Some in the neighborhood are hailing the project as a silver bullet because it would generate enough money to cover West-Park Presbyterian Church’s renovations and upkeep while ensuring that the affordable units remain accessible to low-income New Yorkers in the long-term. Others are calling the separation according to income level a distasteful form of segregation.
The proposal was presented to members of a Community Board 7 committee earlier this week.
Richman Housing Resources has agreed to purchase the air rights above the historic church for about $15 million. The blond-brick tower the developer plans to build atop the 19th-century red stone church would contain 50 studio apartments for individuals ages 55 and older and making $24,000 or less a year; and 27, one-, two-, and three-bedroom condominiums to be sold at market rate. Two- and three-bedroom apartments in the neighborhood regularly sell for more than $1 million.
Under the plan, there would be a third entrance for those entering the church, on West 86th Street at Amsterdam Avenue.

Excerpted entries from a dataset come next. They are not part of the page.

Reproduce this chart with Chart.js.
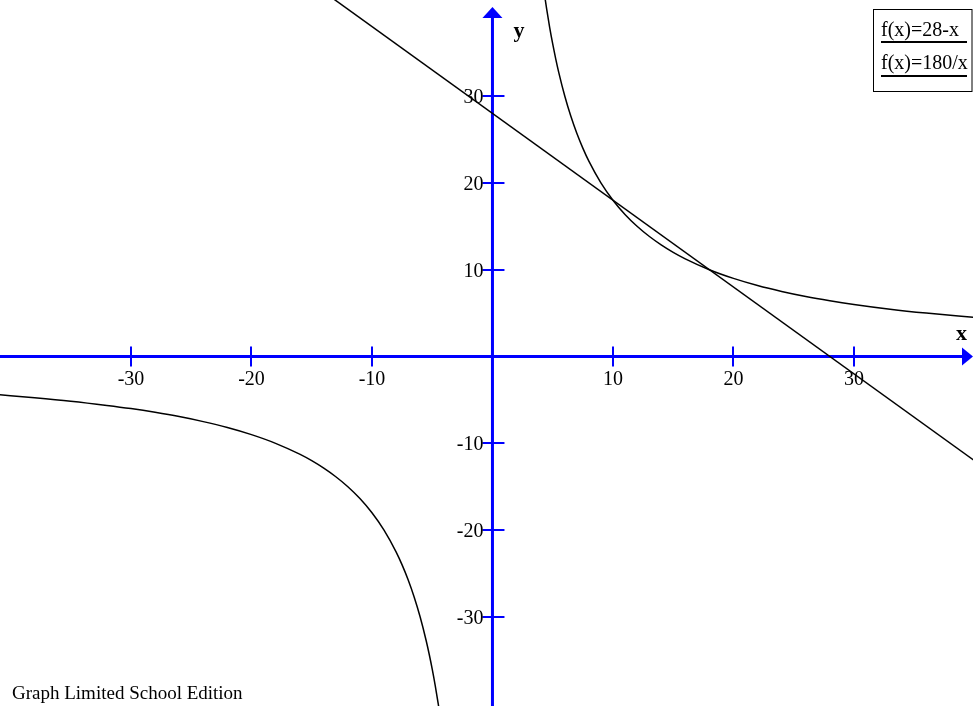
<!DOCTYPE html>
<html><head><meta charset="utf-8">
<script src="https://cdn.jsdelivr.net/npm/chart.js@4"></script>
<style>html,body{margin:0;padding:0;background:#fff;overflow:hidden}canvas{display:block}</style>
</head><body>
<canvas id="c" width="973" height="706"></canvas>
<script>
// ---- data ----
const xRange = [-40.87, 39.88];
const yRange = [-40.25, 41.06];
const xTicks = [-30, -20, -10, 10, 20, 30];
const xTickLabels = ['-30', '-20', '-10', '10', '20', '30'];
const yTicks = [30, 20, 10, -10, -20, -30];
const yTickLabels = ['30', '20', '10', '-10', '-20', '-30'];
const legendLabels = ['f(x)=28-x', 'f(x)=180/x'];
const footerText = 'Graph Limited School Edition';

// straight line f(x)=28-x
const lineX = [-13.5, 40.5];
const lineY = [41.5, -12.5];

// hyperbola f(x)=180/x, right branch
const hypPosX = [4.3, 4.5, 4.75, 5, 5.25, 5.5, 6, 6.5, 7, 7.5, 8, 9, 10, 11, 12, 13, 14, 15, 16, 18, 20, 22, 24, 26, 28, 30, 33, 36, 40];
const hypPosY = [41.86, 40, 37.89, 36, 34.29, 32.73, 30, 27.69, 25.71, 24, 22.5, 20, 18, 16.36, 15, 13.85, 12.86, 12, 11.25, 10, 9, 8.18, 7.5, 6.92, 6.43, 6, 5.45, 5, 4.5];
// left branch
const hypNegX = [-41, -38, -35, -32, -30, -28, -26, -24, -22, -20, -18, -16, -15, -14, -13, -12, -11, -10, -9, -8, -7.5, -7, -6.5, -6, -5.5, -5.25, -5, -4.75, -4.5, -4.3];
const hypNegY = [-4.39, -4.74, -5.14, -5.63, -6, -6.43, -6.92, -7.5, -8.18, -9, -10, -11.25, -12, -12.86, -13.85, -15, -16.36, -18, -20, -22.5, -24, -25.71, -27.69, -30, -32.73, -34.29, -36, -37.89, -40, -41.86];

const toPts = (xs, ys) => xs.map((v, i) => ({x: v, y: ys[i]}));

const SERIF = '"Liberation Serif", "Times New Roman", serif';

const axesPlugin = {
  id: 'axesPlugin',
  beforeDatasetsDraw(chart) {
    const {ctx, scales: {x, y}, width, height} = chart;
    const x0 = x.getPixelForValue(0), y0 = y.getPixelForValue(0);
    ctx.save();
    ctx.strokeStyle = '#0000ff';
    ctx.fillStyle = '#0000ff';
    ctx.lineWidth = 3;
    // x axis
    ctx.beginPath(); ctx.moveTo(0, y0); ctx.lineTo(width - 10, y0); ctx.stroke();
    ctx.beginPath(); ctx.moveTo(width, y0); ctx.lineTo(width - 11, y0 - 9); ctx.lineTo(width - 11, y0 + 9); ctx.closePath(); ctx.fill();
    // y axis
    ctx.beginPath(); ctx.moveTo(x0, height); ctx.lineTo(x0, 17); ctx.stroke();
    ctx.beginPath(); ctx.moveTo(x0, 7); ctx.lineTo(x0 - 10, 18); ctx.lineTo(x0 + 10, 18); ctx.closePath(); ctx.fill();
    // tick marks
    ctx.lineWidth = 2;
    xTicks.forEach(v => {
      const px = Math.round(x.getPixelForValue(v));
      ctx.beginPath(); ctx.moveTo(px, y0 - 10); ctx.lineTo(px, y0 + 10); ctx.stroke();
    });
    yTicks.forEach(v => {
      const py = Math.round(y.getPixelForValue(v));
      ctx.beginPath(); ctx.moveTo(x0 - 10, py); ctx.lineTo(x0 + 12, py); ctx.stroke();
    });
    // tick labels
    ctx.fillStyle = '#000';
    ctx.font = '20px ' + SERIF;
    ctx.textBaseline = 'alphabetic';
    ctx.textAlign = 'center';
    xTicks.forEach((v, i) => {
      ctx.fillText(xTickLabels[i], x.getPixelForValue(v), y0 + 28);
    });
    ctx.textAlign = 'right';
    yTicks.forEach((v, i) => {
      ctx.fillText(yTickLabels[i], x0 - 9, y.getPixelForValue(v) + 7);
    });
    // axis names
    ctx.font = 'bold 22px ' + SERIF;
    ctx.textAlign = 'left';
    ctx.fillText('y', x0 + 21, 37);
    ctx.fillText('x', width - 17, y0 - 17);
    ctx.restore();
  },
  afterDraw(chart) {
    const {ctx} = chart;
    ctx.save();
    // legend box
    ctx.fillStyle = '#fff';
    ctx.fillRect(873, 9, 100, 83);
    ctx.strokeStyle = '#000';
    ctx.lineWidth = 1;
    ctx.strokeRect(873.5, 9.5, 98.5, 82);
    ctx.fillStyle = '#000';
    ctx.font = '20px ' + SERIF;
    ctx.textAlign = 'left';
    ctx.textBaseline = 'alphabetic';
    const base = [36, 69];
    const under = [42, 76];
    legendLabels.forEach((t, i) => {
      ctx.fillText(t, 881, base[i]);
      ctx.lineWidth = 2;
      ctx.beginPath(); ctx.moveTo(881, under[i]); ctx.lineTo(967, under[i]); ctx.stroke();
    });
    // footer
    ctx.font = '19px ' + SERIF;
    ctx.fillText(footerText, 12, 699);
    ctx.restore();
  }
};

const common = {showLine: true, borderColor: '#000', borderWidth: 1.5, pointRadius: 0, fill: false, cubicInterpolationMode: 'monotone'};

new Chart(document.getElementById('c'), {
  type: 'scatter',
  data: {
    datasets: [
      Object.assign({label: legendLabels[0], data: toPts(lineX, lineY)}, common),
      Object.assign({label: legendLabels[1], data: toPts(hypPosX, hypPosY)}, common),
      Object.assign({label: legendLabels[1] + ' ', data: toPts(hypNegX, hypNegY)}, common)
    ]
  },
  options: {
    responsive: false,
    animation: false,
    layout: {padding: 0},
    plugins: {legend: {display: false}, tooltip: {enabled: false}, title: {display: false}},
    scales: {
      x: {type: 'linear', display: false, min: xRange[0], max: xRange[1]},
      y: {type: 'linear', display: false, min: yRange[0], max: yRange[1]}
    }
  },
  plugins: [axesPlugin]
});
</script>
</body></html>
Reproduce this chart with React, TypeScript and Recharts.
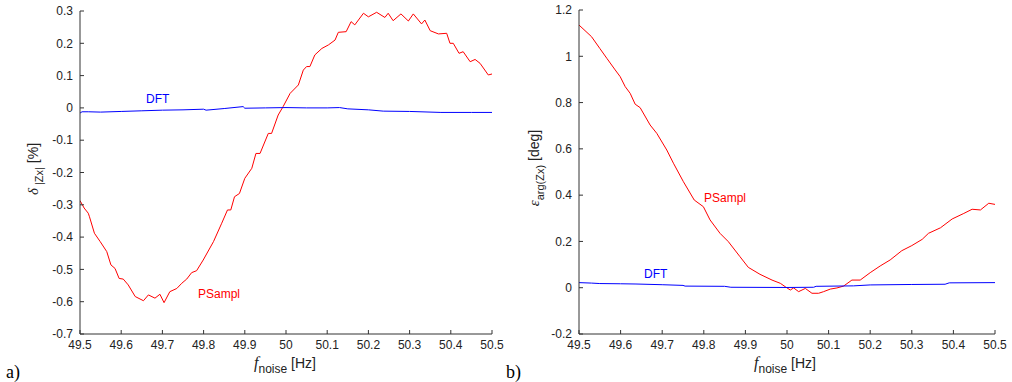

The studio rentals — to be managed by Goddard Riverside Community Center — would be on floors five to 10, and the condominium would occupy the fourth floor and floors 11 to 21, the president of Richman Housing Associates, William Traylor, said. “In my mind, this is the most reasonable and rational way to accomplish what we’re trying to do here, which is enormously complicated,” he said.
Mr. Traylor said the plan ensures that the affordable housing units would not be subject to assessments and fees imposed by the condominium board; and the studios could not be converted into market-rate housing at a later date.
While Mr. Traylor said he expects that low-income housing tax credits from the city could fund the affordable units in full, a West 86th Street resident, Thomas Vitullo-Martin, said city dollars should not be used “at a site that is segregated, that keeps wealthy people from poor people.” Mr. Vitullo-Martin is a member of Friends of West-Park Presbyterian, a neighbors’ group that opposes tearing down any portion of the Romanesque church. If the project goes forward, the easternmost portion of the church would have to be torn down.
The executive director of Goddard Riverside, Stephan Russo, said he supports the project in its current form because it would create much needed affordable housing for seniors. He said more than 2,000 older adults are on the waiting list for units, such as those that will be created above the church. “The reality is that it is very, very hard when you’re building condo units that sell for over $1 million to mix it with low-income housing,” Mr. Russo said. “In an ideal world, perhaps, but we don’t live in an ideal world.”
He said residents of the units above West-Park Presbyterian would have some community meeting rooms in the new building, and would have easy access to classes and services at its senior center located three blocks away.
But a spokesman for New York Acorn, an affordable housing advocacy organization, Jonathan Rosen, said the proposal “brings a type of social exclusion that really has no place in the city in this day and age.”